Benefits of Stamp Duty
Despite the challenges, stamp duty remains an essential part of Nigeria’s fiscal framework.
- Revenue Generation: Stamp duty contributes significantly to government revenue, funding infrastructure and public services.
- Economic Development: By formalizing transactions, stamp duty encourages transparency and accountability in business dealings.
- Legal Validity: Stamping documents ensures their legal validity, providing protection in case of disputes.
Tips for Compliance
To avoid issues with stamp duty, individuals and businesses should:
- Stay Informed: Regularly check for updates to stamp duty regulations.
- Monitor Bank Transactions: Keep an eye on deductions to ensure accuracy.
- Engage Tax Professionals: Seek advice from tax consultants to understand your obligations.
- Verify Stamped Documents: Ensure that all relevant documents are stamped to avoid legal complications.

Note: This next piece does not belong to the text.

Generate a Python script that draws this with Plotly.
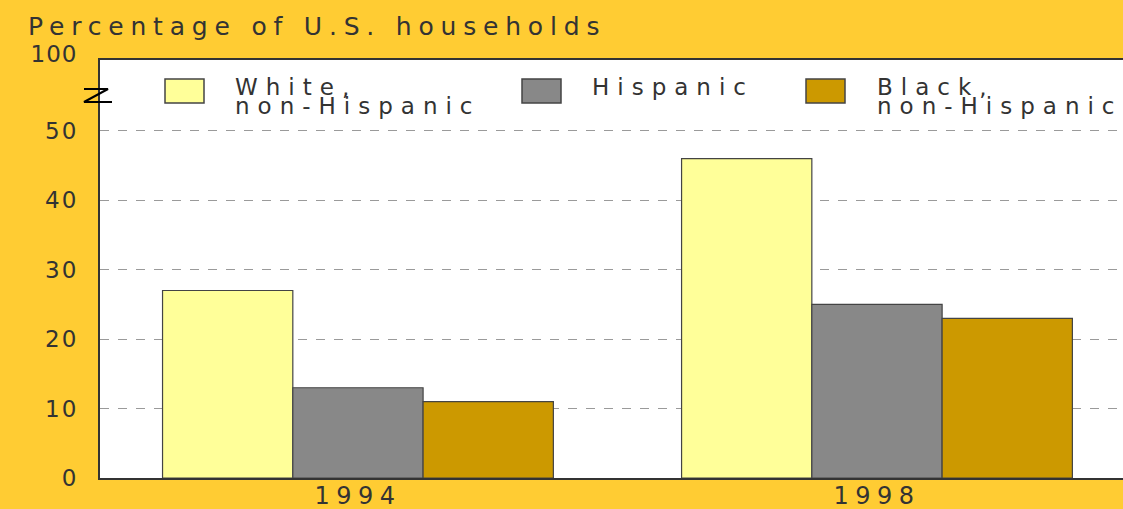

The Future of Stamp Duty in Nigeria
As Nigeria continues to digitize its financial systems, the administration of stamp duty is expected to become more efficient. Key developments to watch include:
- Automation of Tax Collection: Enhanced digital platforms for seamless payment and monitoring.
- Revised Policies: Potential amendments to rates and thresholds to align with global best practices.
- Improved Awareness Campaigns: Government initiatives to educate citizens about stamp duty obligations and benefits.
Conclusion
Stamp duty is an integral part of Nigeria's tax landscape, affecting various financial transactions and legal documents. Understanding the current rates, exemptions, and payment processes is essential for individuals and businesses to remain compliant.
While challenges such as double charges and lack of awareness persist, the government’s efforts to streamline stamp duty collection and improve transparency are commendable. By staying informed and proactive, Nigerians can ensure smooth interactions with the tax system while contributing to the nation’s development.
Whether you’re a business owner, a financial professional, or an individual navigating everyday transactions, this guide equips you with the knowledge to manage stamp duty effectively.